TASK TO COMPLETE
Return, exactly as written, every line from the first line of the data below through the line that contains "plt.rcParams['lines.scale_dashes'] = False".

#####

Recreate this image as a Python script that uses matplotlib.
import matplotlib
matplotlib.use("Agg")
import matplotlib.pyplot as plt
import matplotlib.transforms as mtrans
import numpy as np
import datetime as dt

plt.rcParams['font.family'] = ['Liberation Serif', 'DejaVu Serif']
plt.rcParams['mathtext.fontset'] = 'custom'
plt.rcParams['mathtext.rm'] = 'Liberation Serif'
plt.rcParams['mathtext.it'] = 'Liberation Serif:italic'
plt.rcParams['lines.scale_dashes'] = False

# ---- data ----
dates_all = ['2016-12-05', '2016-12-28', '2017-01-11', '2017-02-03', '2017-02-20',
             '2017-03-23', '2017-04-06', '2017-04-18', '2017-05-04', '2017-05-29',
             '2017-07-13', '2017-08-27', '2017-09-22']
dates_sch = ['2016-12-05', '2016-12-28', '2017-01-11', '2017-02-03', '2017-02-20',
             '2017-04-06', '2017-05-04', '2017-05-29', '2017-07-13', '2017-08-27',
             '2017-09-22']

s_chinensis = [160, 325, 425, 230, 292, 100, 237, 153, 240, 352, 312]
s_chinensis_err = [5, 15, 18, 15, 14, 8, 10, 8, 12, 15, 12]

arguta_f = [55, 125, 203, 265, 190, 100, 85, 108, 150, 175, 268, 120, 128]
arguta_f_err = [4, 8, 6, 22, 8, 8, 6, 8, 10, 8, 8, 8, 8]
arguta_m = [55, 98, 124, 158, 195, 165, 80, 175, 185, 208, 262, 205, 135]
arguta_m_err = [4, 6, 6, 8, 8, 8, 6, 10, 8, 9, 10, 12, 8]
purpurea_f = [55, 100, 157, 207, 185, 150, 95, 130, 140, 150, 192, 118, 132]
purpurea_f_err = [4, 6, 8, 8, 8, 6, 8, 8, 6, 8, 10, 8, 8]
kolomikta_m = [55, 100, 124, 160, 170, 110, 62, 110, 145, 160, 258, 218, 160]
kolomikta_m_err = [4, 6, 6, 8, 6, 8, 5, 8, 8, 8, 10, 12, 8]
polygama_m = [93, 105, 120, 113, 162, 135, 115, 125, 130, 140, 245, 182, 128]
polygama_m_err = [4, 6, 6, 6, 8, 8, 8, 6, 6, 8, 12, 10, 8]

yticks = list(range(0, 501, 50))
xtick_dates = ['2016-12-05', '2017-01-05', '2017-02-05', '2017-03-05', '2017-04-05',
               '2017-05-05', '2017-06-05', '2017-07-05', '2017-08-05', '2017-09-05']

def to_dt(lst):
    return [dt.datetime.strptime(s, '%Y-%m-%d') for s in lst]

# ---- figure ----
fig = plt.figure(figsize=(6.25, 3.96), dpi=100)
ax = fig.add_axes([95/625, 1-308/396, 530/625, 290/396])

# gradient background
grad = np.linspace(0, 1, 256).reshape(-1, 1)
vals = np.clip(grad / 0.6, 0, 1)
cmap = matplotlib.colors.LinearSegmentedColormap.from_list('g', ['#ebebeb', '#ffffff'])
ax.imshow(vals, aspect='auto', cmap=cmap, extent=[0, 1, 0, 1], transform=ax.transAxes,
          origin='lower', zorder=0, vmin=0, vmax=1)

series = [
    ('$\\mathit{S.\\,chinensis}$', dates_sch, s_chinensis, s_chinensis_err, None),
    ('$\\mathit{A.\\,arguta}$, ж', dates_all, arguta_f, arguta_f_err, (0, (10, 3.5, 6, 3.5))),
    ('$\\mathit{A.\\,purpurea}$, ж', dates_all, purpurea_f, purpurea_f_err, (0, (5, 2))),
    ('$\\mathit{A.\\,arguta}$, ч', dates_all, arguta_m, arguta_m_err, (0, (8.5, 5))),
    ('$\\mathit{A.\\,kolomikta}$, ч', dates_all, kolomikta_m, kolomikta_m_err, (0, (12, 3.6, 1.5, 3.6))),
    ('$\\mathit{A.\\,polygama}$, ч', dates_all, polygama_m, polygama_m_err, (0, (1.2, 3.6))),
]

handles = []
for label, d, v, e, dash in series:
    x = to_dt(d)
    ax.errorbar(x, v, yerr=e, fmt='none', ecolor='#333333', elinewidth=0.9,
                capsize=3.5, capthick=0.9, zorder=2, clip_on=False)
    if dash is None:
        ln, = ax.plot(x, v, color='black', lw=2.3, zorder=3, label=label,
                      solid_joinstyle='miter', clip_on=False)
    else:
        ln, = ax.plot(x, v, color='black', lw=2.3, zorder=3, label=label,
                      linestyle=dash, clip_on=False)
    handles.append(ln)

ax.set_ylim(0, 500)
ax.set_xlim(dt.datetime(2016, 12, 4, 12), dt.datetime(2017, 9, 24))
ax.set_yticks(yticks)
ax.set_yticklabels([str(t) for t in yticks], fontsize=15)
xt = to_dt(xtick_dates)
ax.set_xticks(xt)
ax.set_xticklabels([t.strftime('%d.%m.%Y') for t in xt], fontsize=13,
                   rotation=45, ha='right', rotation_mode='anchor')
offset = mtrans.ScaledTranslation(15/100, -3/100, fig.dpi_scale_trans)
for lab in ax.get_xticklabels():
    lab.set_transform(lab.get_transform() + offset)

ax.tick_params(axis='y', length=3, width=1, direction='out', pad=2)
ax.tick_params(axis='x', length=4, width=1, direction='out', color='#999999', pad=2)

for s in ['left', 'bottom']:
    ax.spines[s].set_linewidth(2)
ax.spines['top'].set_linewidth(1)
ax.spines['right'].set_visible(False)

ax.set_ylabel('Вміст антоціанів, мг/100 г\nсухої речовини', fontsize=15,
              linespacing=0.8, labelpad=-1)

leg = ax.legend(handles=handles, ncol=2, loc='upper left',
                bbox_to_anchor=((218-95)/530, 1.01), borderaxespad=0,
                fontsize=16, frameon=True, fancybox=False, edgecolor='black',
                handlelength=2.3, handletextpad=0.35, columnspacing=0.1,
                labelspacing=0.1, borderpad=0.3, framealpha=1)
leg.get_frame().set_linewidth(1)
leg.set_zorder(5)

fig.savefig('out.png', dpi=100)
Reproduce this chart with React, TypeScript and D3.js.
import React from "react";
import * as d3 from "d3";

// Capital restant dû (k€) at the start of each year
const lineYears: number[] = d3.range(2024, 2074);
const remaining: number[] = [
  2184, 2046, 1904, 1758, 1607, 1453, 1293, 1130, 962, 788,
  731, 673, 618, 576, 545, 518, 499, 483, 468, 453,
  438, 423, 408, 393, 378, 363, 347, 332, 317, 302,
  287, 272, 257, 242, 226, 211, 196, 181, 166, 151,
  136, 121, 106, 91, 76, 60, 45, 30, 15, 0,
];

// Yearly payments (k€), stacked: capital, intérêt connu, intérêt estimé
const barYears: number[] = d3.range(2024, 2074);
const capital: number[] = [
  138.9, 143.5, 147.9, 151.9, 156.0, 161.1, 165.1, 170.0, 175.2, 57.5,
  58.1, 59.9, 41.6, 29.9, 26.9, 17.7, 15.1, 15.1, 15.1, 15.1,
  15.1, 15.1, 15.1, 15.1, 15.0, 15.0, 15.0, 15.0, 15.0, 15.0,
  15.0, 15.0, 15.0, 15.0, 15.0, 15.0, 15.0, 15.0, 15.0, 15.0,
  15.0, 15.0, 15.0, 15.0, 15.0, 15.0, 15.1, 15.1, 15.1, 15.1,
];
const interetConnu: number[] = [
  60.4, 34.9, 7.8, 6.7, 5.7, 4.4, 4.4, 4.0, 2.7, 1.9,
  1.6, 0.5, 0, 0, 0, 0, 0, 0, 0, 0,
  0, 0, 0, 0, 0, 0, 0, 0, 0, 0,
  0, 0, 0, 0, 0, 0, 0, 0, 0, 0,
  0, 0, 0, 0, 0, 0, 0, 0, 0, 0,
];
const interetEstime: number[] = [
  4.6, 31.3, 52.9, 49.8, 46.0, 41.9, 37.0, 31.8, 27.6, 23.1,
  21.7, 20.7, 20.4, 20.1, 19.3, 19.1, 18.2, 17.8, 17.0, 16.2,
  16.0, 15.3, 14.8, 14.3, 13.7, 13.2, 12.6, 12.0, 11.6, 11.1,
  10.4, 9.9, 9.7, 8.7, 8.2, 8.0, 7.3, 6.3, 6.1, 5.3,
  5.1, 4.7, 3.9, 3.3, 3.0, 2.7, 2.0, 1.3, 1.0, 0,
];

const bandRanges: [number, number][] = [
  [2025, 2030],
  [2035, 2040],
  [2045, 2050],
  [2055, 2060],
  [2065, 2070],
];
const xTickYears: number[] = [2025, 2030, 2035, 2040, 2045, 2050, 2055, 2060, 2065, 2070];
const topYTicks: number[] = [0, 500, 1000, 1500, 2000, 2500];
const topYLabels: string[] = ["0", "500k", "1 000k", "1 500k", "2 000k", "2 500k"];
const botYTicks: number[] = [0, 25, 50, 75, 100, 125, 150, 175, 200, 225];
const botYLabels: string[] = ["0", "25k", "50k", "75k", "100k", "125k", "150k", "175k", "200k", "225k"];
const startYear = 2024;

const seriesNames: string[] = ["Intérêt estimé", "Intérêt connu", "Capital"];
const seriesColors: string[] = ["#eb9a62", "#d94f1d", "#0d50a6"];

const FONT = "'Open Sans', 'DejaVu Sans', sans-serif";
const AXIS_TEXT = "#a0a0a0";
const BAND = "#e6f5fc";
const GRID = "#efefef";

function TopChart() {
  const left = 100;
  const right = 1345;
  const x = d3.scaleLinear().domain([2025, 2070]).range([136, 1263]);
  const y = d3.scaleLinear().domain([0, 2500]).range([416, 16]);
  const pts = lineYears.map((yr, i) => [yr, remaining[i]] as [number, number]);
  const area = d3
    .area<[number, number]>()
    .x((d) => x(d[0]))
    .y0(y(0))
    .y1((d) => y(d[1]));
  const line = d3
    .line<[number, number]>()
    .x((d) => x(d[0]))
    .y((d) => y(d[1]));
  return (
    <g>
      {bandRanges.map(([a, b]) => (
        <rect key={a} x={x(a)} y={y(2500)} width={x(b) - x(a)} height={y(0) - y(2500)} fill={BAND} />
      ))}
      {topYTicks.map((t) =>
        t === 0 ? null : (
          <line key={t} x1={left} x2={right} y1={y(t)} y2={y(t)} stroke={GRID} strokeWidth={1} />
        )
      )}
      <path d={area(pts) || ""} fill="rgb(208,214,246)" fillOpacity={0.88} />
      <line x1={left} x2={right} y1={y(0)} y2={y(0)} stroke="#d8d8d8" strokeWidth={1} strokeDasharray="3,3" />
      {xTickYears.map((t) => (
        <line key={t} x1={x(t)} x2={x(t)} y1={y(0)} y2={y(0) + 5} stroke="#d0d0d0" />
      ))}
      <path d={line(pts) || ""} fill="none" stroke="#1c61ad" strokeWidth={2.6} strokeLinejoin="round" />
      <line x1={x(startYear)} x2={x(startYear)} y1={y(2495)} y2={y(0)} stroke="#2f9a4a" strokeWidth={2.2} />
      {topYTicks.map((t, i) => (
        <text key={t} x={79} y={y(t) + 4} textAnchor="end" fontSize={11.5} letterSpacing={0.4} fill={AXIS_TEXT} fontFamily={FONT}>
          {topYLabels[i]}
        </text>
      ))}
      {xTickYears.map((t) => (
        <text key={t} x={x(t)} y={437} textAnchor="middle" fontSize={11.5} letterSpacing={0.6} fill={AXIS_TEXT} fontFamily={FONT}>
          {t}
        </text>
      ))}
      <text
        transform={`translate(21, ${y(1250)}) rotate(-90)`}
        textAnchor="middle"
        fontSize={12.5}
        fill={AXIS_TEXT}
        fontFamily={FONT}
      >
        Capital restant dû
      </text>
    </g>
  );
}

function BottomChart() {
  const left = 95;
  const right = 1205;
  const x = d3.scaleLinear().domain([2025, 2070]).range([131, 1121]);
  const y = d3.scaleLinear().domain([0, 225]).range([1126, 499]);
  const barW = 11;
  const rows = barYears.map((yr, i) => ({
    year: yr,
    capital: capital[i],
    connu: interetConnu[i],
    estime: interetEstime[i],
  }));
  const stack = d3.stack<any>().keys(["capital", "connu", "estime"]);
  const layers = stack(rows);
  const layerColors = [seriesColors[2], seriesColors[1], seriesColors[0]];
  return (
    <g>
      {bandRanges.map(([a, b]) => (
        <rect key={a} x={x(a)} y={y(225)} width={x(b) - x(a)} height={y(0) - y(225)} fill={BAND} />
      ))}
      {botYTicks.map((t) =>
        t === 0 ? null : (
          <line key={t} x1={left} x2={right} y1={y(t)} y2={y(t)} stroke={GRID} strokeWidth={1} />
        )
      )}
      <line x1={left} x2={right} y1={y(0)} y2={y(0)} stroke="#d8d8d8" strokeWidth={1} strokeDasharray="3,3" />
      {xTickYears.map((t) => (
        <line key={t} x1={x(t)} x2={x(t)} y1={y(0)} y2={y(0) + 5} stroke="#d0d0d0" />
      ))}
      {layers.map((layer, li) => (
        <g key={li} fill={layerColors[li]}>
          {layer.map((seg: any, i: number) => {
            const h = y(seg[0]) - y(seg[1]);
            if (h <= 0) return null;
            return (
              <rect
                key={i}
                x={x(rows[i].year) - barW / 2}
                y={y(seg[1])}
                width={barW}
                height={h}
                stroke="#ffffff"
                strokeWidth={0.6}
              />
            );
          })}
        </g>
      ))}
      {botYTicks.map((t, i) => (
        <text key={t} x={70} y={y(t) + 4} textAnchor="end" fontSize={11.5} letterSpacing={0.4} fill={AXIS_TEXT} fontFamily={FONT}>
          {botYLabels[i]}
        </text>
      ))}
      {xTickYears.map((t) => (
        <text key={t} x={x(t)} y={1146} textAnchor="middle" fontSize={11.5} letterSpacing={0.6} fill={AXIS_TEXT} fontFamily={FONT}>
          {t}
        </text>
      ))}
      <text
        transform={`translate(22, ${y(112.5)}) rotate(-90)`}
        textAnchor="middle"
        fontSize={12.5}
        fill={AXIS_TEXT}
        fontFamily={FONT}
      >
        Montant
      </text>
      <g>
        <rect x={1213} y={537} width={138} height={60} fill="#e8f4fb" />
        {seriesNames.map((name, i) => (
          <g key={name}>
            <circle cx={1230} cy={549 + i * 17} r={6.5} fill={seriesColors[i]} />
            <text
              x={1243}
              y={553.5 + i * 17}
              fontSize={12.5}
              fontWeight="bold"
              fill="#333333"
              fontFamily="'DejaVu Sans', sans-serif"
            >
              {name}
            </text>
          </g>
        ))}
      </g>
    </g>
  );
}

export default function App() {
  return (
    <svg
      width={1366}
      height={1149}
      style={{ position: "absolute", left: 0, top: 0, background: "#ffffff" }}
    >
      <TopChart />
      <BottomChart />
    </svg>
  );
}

#####

THE RESPONSE
Recreate this image as a Python script that uses matplotlib.
import matplotlib
matplotlib.use("Agg")
import matplotlib.pyplot as plt
import matplotlib.transforms as mtrans
import numpy as np
import datetime as dt

plt.rcParams['font.family'] = ['Liberation Serif', 'DejaVu Serif']
plt.rcParams['mathtext.fontset'] = 'custom'
plt.rcParams['mathtext.rm'] = 'Liberation Serif'
plt.rcParams['mathtext.it'] = 'Liberation Serif:italic'
plt.rcParams['lines.scale_dashes'] = False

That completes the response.